More “bad” English, please
Posted On 22 March 2010
I’d like to see more bad English on mailing lists, and fewer apologies from non-native speakers about their poor English skills. There’s nothing to be ashamed of in trying to communicate in a second, third, or fourth language and not being an expert. And it’d be a shame if non-native speakers let fear or embarrassment hold them back from making a vital contribution or asking a question that could help them succeed in contributing or using FLOSS tools.
One of the wonderful things about open source is that it’s multi-national, the truest “melting pot” anyone could hope to find. Millions of people participate in English-language mailing lists for using and developing open source because it’s the most common language among participants. But for many, it’s not their first (or even second, or third) language and the only practice they may get with written English is participating on FLOSS mailing lists. So, along with a variety of cultural perspectives, you also get some folks whose English skills (or their estimation of their English skills) are less than perfect.
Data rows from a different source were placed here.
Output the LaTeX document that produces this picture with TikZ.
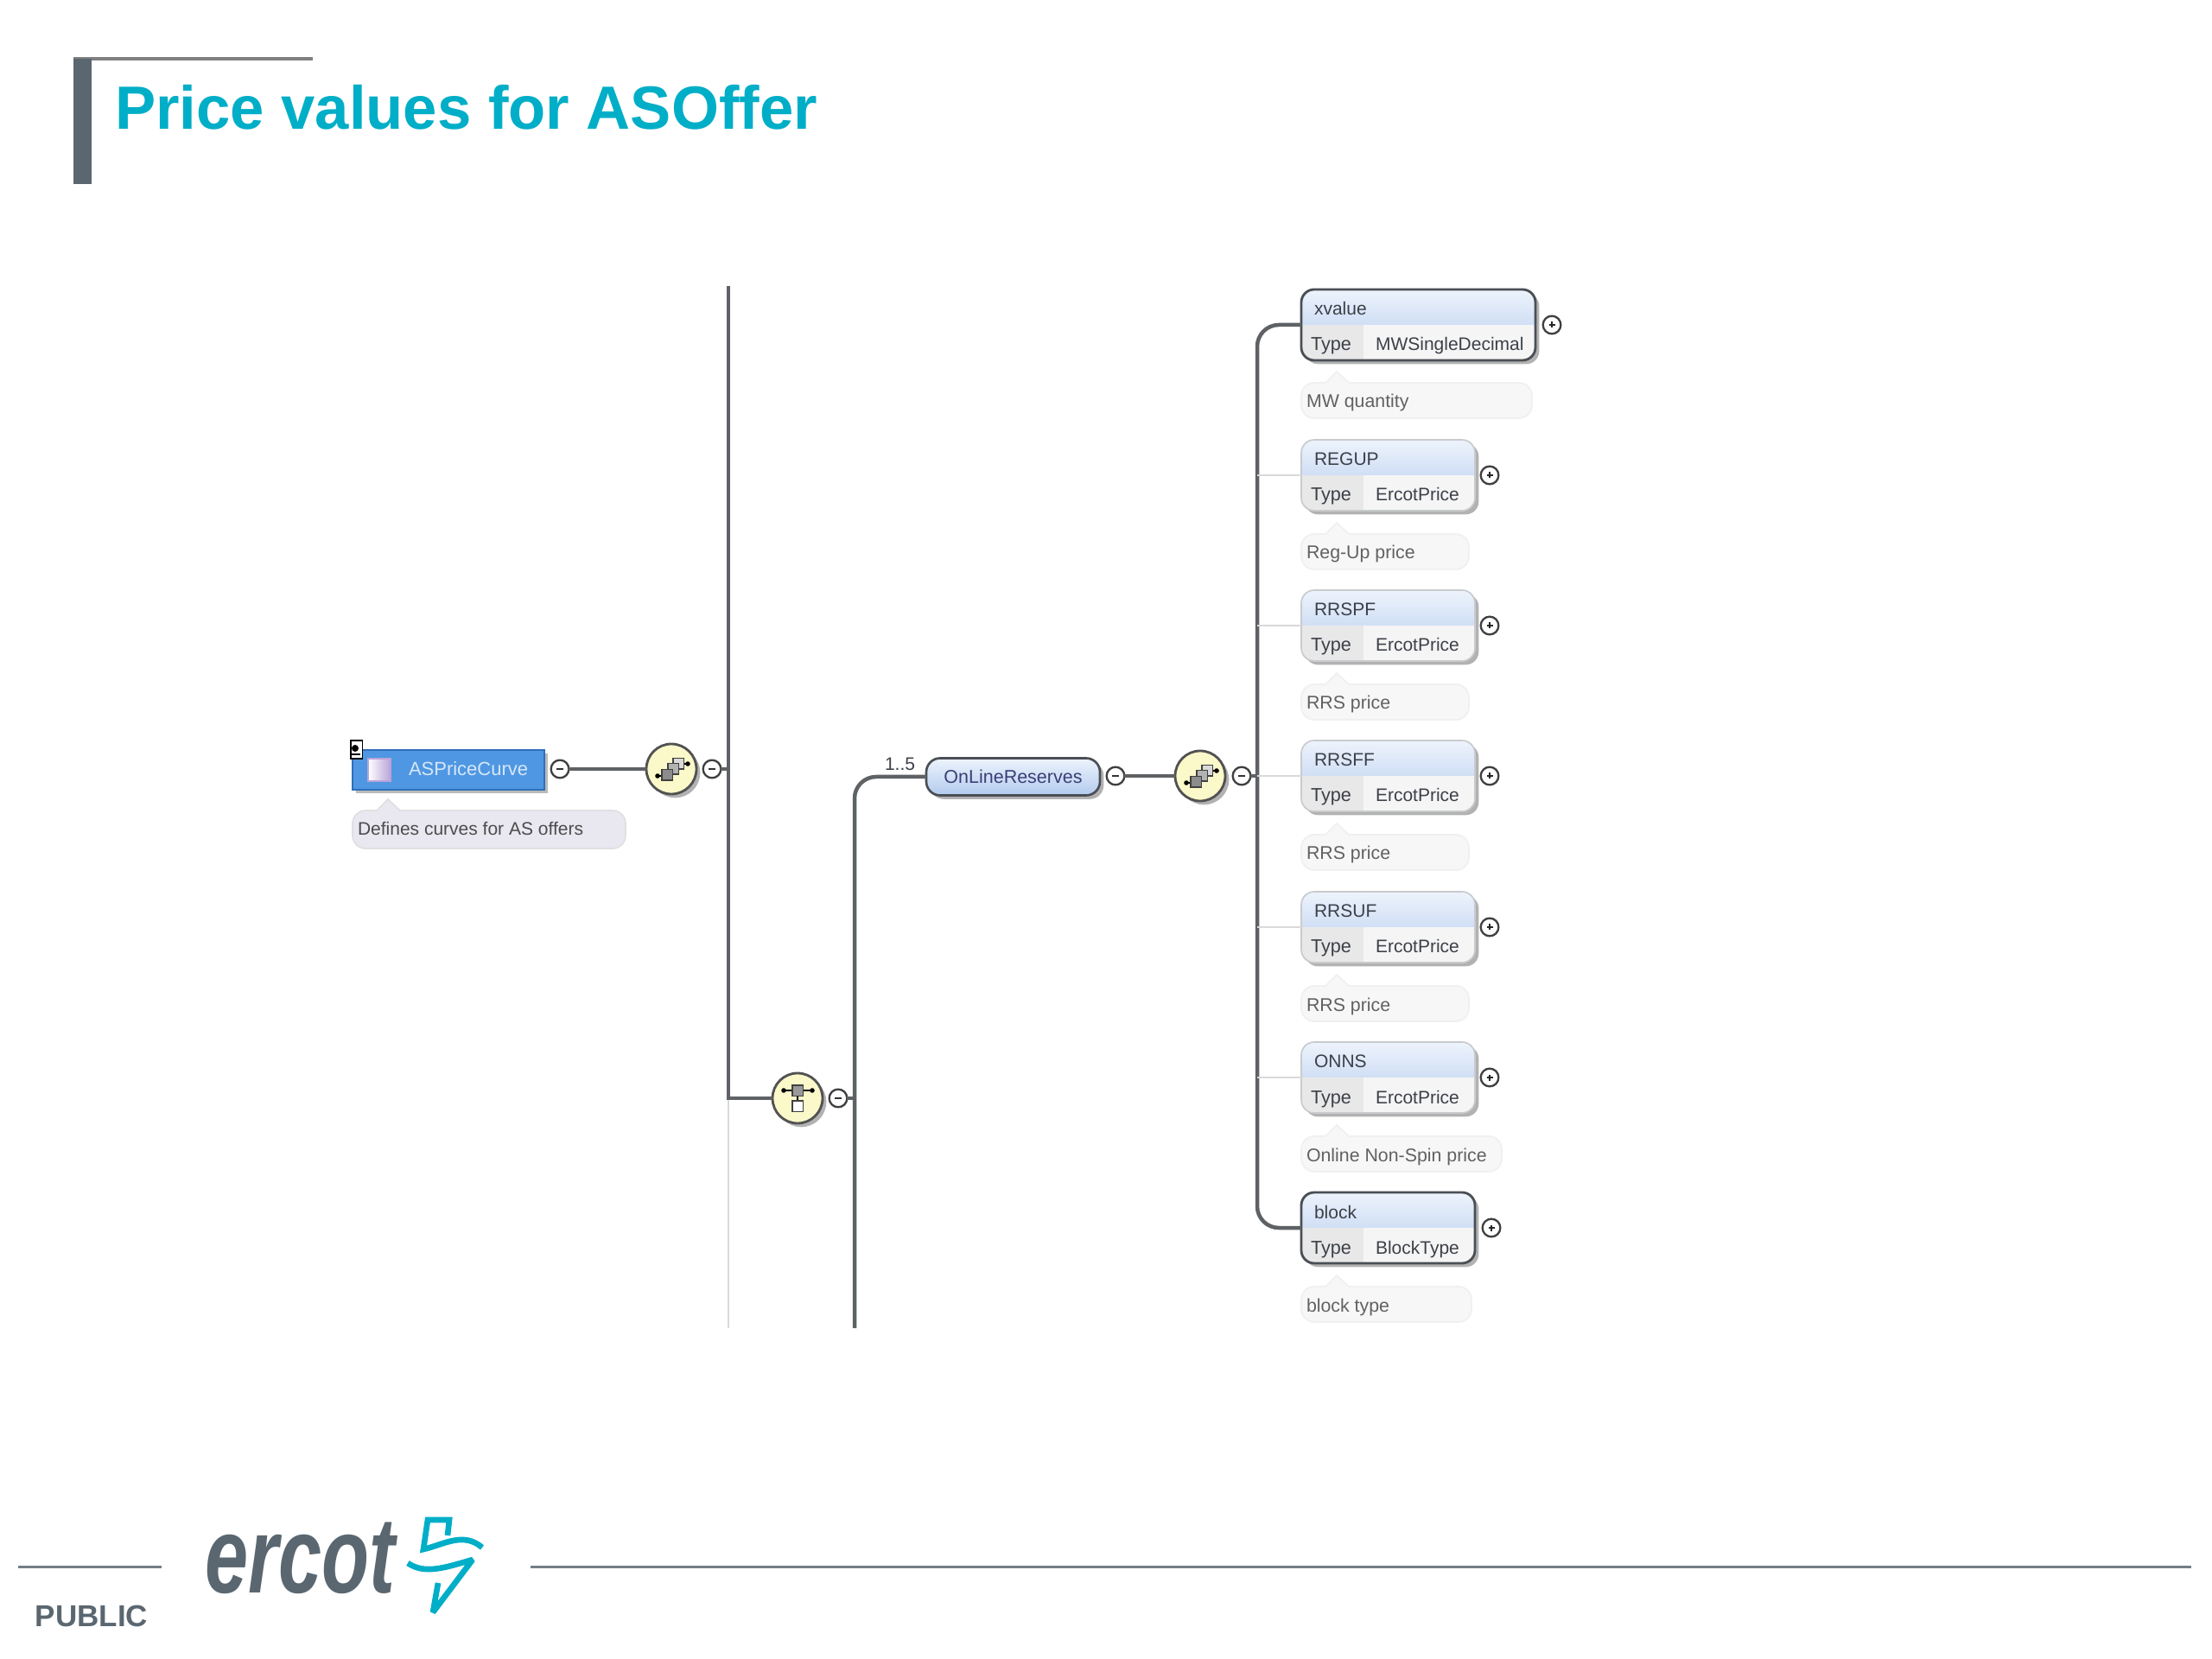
\documentclass[tikz,border=0pt]{standalone}
\usepackage{fontspec}
\setmainfont{Liberation Sans}
\usetikzlibrary{calc,shadows}
\definecolor{ercgray}{HTML}{5B6770}
\definecolor{ercteal}{HTML}{00AEC7}
\definecolor{trunkc}{HTML}{5F6265}
\definecolor{txtc}{HTML}{3C4048}
\definecolor{darkb}{HTML}{4A4F55}
\definecolor{lightb}{HTML}{C9CBCE}
\definecolor{blueb}{HTML}{B3CBEE}
\definecolor{bluet}{HTML}{EDF3FC}
\definecolor{compf}{HTML}{FBF9C9}
\definecolor{apfill}{HTML}{4F97E2}
\definecolor{apline}{HTML}{2F6FB8}
\definecolor{aptext}{HTML}{D6E7F9}
\definecolor{apicon}{HTML}{B9A3D8}
\definecolor{apdoc}{HTML}{E9E7F0}
\tikzset{
  x=0.3pt,y=-0.3pt,
  every node/.style={inner sep=0pt,outer sep=0pt},
  conn/.style={draw=trunkc,line width=1.35pt},
  thinconn/.style={draw=black!15,line width=0.5pt},
  txt/.style={anchor=base west,text=txtc,font=\fontsize{6.3}{7}\selectfont},
  doctxt/.style={anchor=base west,text=black!62,font=\fontsize{6.4}{7}\selectfont},
  softshadow/.style={drop shadow={shadow xshift=1.3pt,shadow yshift=-1.3pt,fill=black,opacity=.3}},
  circ/.style={circle,draw=black!75,line width=.7pt,fill=white,minimum size=6.2pt},
  minusc/.style={circ,path picture={\draw[line width=.6pt,black!80] ($(path picture bounding box.center)+(-4,0)$) -- ($(path picture bounding box.center)+(4,0)$);}},
  plusc/.style={circ,path picture={\draw[line width=.6pt,black!85] ($(path picture bounding box.center)+(-3.5,0)$) -- ($(path picture bounding box.center)+(3.5,0)$) ($(path picture bounding box.center)+(0,-3.5)$) -- ($(path picture bounding box.center)+(0,3.5)$);}},
  compc/.style={circle,draw=black!68,line width=.85pt,fill=compf,minimum size=17.4pt,softshadow},
  isq/.style={draw=black!75,line width=.4pt,minimum size=3.7pt},
}
% id, centre y, width, title, type, border colour, border width, plus x
\newcommand{\elembox}[8]{%
  \node[anchor=west,draw=#6,line width=#7,rounded corners=4.5pt,minimum width=#3*.3pt,minimum height=24.6pt,
    softshadow,fill=white,
    path picture={
      \shade[sharp corners,top color=bluet,bottom color=blueb] (path picture bounding box.north west) rectangle (path picture bounding box.east);
      \fill[sharp corners,black!4] (path picture bounding box.west) rectangle (path picture bounding box.south east);
      \fill[sharp corners,black!9] (path picture bounding box.west) rectangle ($(path picture bounding box.south west)+(72,0)$);
    }] (#1) at (1506,#2) {};
  \node[txt] (#1t) at (1521,#2-11) {#4};
  \node[txt] (#1k) at (1517,#2+30) {\fontsize{6.5}{7}\selectfont Type};
  \node[txt] (#1v) at (1592,#2+30) {#5};
  \node[plusc] (#1p) at (#8,#2) {};
}
% id, top y, width, text
\newcommand{\docbub}[4]{%
  \node[anchor=north west,draw=black!6,fill=black!3,line width=.5pt,rounded corners=4.5pt,minimum width=#3*.3pt,minimum height=12.3pt] (#1) at (1506,#2) {};
  \fill[black!3] (1534,#2+1) -- (1547,#2-13) -- (1561,#2+1) -- cycle;
  \draw[black!6,line width=.5pt] (1534,#2) -- (1547,#2-13) -- (1561,#2);
  \node[doctxt] (#1x) at (1512,#2+29) {#4};
}
\newcommand{\seqcomp}[3]{%
  \node[compc] (#1) at (#2,#3) {};
  \draw[black,line width=.45pt] (#2-16,#3+8) -- (#2-6,#3+8) (#2+8,#3-6) -- (#2+19,#3-6);
  \fill[black] (#2-16,#3+8) circle (2.8) (#2+19,#3-6) circle (2.8);
  \node[isq,fill=black!15] (#1a) at (#2+8,#3-6) {};
  \node[isq,fill=black!30] (#1b) at (#2+2,#3) {};
  \node[isq,fill=black!45] (#1c) at (#2-5,#3+7) {};
}
\newcommand{\choicecomp}[3]{%
  \node[compc] (#1) at (#2,#3) {};
  \draw[black,line width=.45pt] (#2-16,#3-9) -- (#2+17,#3-9) (#2,#3-9) -- (#2,#3+9);
  \fill[black] (#2-16,#3-9) circle (2.8) (#2+17,#3-9) circle (2.8);
  \node[isq,fill=black!40] (#1a) at (#2,#3-9) {};
  \node[isq,fill=white] (#1b) at (#2,#3+9) {};
}
\begin{document}
\begin{tikzpicture}
\path[use as bounding box,fill=white] (0,0) rectangle (2560,1920);
% header
\fill[black!50] (85,66) rectangle (362,70);
\fill[ercgray] (85,68) rectangle (106,213);
\node[anchor=base west,text=ercteal,font=\fontsize{21.2}{24}\selectfont\bfseries] (title) at (133,150) {Price values for ASOffer};
% footer
\coordinate (fa) at (21,1813); \coordinate (fb) at (187,1813);
\coordinate (fc) at (614,1813); \coordinate (fd) at (2536,1813);
\draw[ercgray!85,line width=.9pt] (fa) -- (fb) (fc) -- (fd);
\node[anchor=base west,text=ercgray,font=\fontsize{10.5}{12}\selectfont\bfseries] (pub) at (41,1882) {PUBLIC};
\node[anchor=base west,text=ercgray,xscale=.72,font=\fontsize{37.5}{40}\selectfont\bfseries\itshape] (erc) at (237,1843) {ercot};
\draw[ercteal,line width=2pt,line join=miter] (518,1777) -- (520,1759) -- (495,1759) -- (490,1793) .. controls (513,1788) and (536,1772) .. (558,1791);
\draw[ercteal,line width=2pt,line join=bevel] (472,1809) .. controls (491,1822) and (513,1815) .. (547,1805) -- (501,1866) -- (507,1832);
% ASPriceCurve
\node[anchor=north west,fill=black!45,minimum width=66.6pt,minimum height=13.8pt,opacity=.6] (aps) at (412,872) {};
\node[anchor=north west,fill=apfill,draw=apline,line width=.5pt,minimum width=66.6pt,minimum height=13.8pt] (ap) at (408,868) {};
\node[anchor=north west,draw=apicon,line width=.5pt,minimum size=7.8pt,left color=white,right color=apicon] (apic) at (426,878) {};
\node[anchor=base west,text=aptext,font=\fontsize{6.6}{8}\selectfont] (apt) at (473,898) {ASPriceCurve};
\node[anchor=north west,draw=black,fill=white,line width=.5pt,minimum width=4pt,minimum height=6.4pt] (apg) at (406,857) {};
\fill[black] (411,866) circle (4);
\draw[black,line width=.6pt] (407,873) -- (417,873);
% doc of ASPriceCurve
\node[anchor=north west,draw=black!12,fill=apdoc,line width=.5pt,rounded corners=4.5pt,minimum width=94.8pt,minimum height=13.2pt] (apd) at (408,938) {};
\fill[apdoc] (436,939) -- (449,925) -- (463,939) -- cycle;
\draw[black!12,line width=.5pt] (436,938) -- (449,925) -- (463,938);
\node[doctxt,text=black!70,font=\fontsize{6.3}{7}\selectfont] (apdx) at (414,967) {Defines curves for AS offers};
% tree nodes
\node[minusc] (m1) at (648,890) {};
\seqcomp{c1}{777}{890}
\node[minusc] (m2) at (824,890) {};
\choicecomp{c2}{923}{1271}
\node[minusc] (m3) at (970,1271) {};
\node[anchor=west,draw=darkb,line width=.8pt,rounded corners=4.8pt,minimum width=60.3pt,minimum height=12.9pt,top color=bluet,bottom color=blueb,softshadow] (olr) at (1072,899) {};
\node[txt,anchor=base,text=darkb!80!blue,font=\fontsize{6.45}{8}\selectfont] (olrt) at (olr.center) [yshift=-2.3pt] {OnLineReserves};
\node[txt] (mult) at (1024,892) {1..5};
\node[minusc] (m4) at (1291,898) {};
\seqcomp{c3}{1389}{898}
\node[minusc] (m5) at (1437,898) {};
% elements
\elembox{xv}{376}{271}{xvalue}{MWSingleDecimal}{darkb}{.85pt}{1796}
\docbub{xvd}{443}{267}{MW quantity}
\elembox{rg}{550}{201}{REGUP}{ErcotPrice}{lightb}{.5pt}{1724}
\docbub{rgd}{618}{194}{Reg-Up price}
\elembox{sp}{724}{201}{RRSPF}{ErcotPrice}{lightb}{.5pt}{1724}
\docbub{spd}{792}{194}{RRS price}
\elembox{ff}{898}{201}{RRSFF}{ErcotPrice}{lightb}{.5pt}{1724}
\docbub{ffd}{966}{194}{RRS price}
\elembox{uf}{1073}{201}{RRSUF}{ErcotPrice}{lightb}{.5pt}{1724}
\docbub{ufd}{1141}{194}{RRS price}
\elembox{on}{1247}{201}{ONNS}{ErcotPrice}{lightb}{.5pt}{1724}
\docbub{ond}{1315}{232}{Online Non-Spin price}
\elembox{bl}{1421}{201}{block}{BlockType}{darkb}{.85pt}{1726}
\docbub{bld}{1489}{197}{block type}
% connectors
\coordinate (t1top) at (843,331);
\coordinate (t1mid) at (843,890);
\coordinate (t1el) at (843,1271);
\coordinate (t1bot) at (843,1537);
\coordinate (t2bot) at (989,1537);
\coordinate (t2mid) at (989,1271);
\coordinate (t3) at (1455,898);
\draw[thinconn] (t1el) -- (t1bot);
\draw[conn] (t1top) -- (t1el) -- (c2);
\draw[conn] (m1) -- (c1);
\draw[conn] (m2) -- (t1mid);
\draw[conn] (m3) -- (t2mid);
\draw[conn,rounded corners=7.5pt] (t2bot) |- (olr.west);
\draw[conn] (m4) -- (c3);
\draw[conn] (m5) -- (t3);
\draw[conn,rounded corners=7.5pt] (xv.west) -| (t3) |- (bl.west);
\foreach \b in {rg,sp,ff,uf,on}{\draw[thinconn] (t3 |- \b.west) -- (\b.west);}
\end{tikzpicture}
\end{document}
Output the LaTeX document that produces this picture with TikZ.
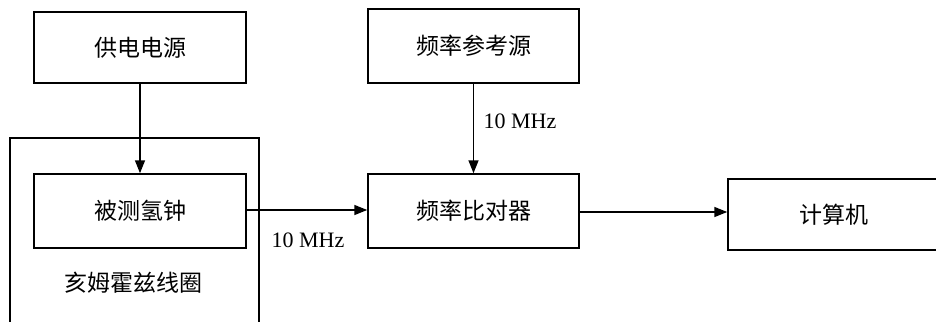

If I had a dollar for every email I’ve received that included an apology for “poor English,” I’d be within shouting distance of a comfortable retirement. But there’s no apology necessary, and that needs to be said rather loudly. I want to see more bad English on mailing lists!
First of all, no one should feel the slightest shame or embarrassment about making a good faith effort to have a productive conversation with someone else. There may be room for improvement, and people should be admired for making a continual effort to learn new languages or improve their language skills.
Second, people who are embarrassed with their ability to communicate are likely to speak up less. To hold back questions for fear that they’re not going to be understood. To hold back expressing ideas because they might not get the point across as well the first time. One of the great things about the time I spent with Novell was that I had the opportunity to meet and speak with many people around the world who love free and open source software, and being part of the larger community. Unfortunately, far too many of the people I met where embarrassed by their proficiency with English. Several contributors I’ve spoken to have admitted reluctance to participate in discussions because they were embarrassed by their skill level with English, or because they feared they wouldn’t be understood.
Often, this fear is misplaced altogether. Many of the people who have expressed concern about their English were, while not quite fluent, certainly proficient enough to be understood. Even when there is a moderate language barrier, there should be no shame felt or conveyed for someone trying to participate in their non-native language. If anything, those of us who are monolingual owe the rest of the group an apology for speaking only the one language.
I’ve been reading Linchpin by Seth Godin. He talks extensively about fear holding people back from doing good work, from making art, from being the most productive they could be. And I think fear plays a large role when someone feels the need to apologize for their language skills. Fear that they’re going to be rejected, misunderstood, or simply ignored because they don’t speak the language as well as others.
But that isn’t true, or at least it shouldn’t be. Most communities, and certainly those worth one’s time as a contributor, are eager to hear from everyone. Even if that means a bit of extra work understanding someone. Who cares if a person’s English isn’t perfect when they’re doing good work or trying to learn? Lurking behind some slightly mangled English you’ll often find brilliant and talented contributors who are a delight to work with. So I’d like to see a lot more bad English on mailing lists, and I bet you would too. Spread the word.
(Originally posted on OStatic: A GigaOM Network Site. The site seems to be in zombie mode at this point and it has scrubbed my byline, comments, and so forth.)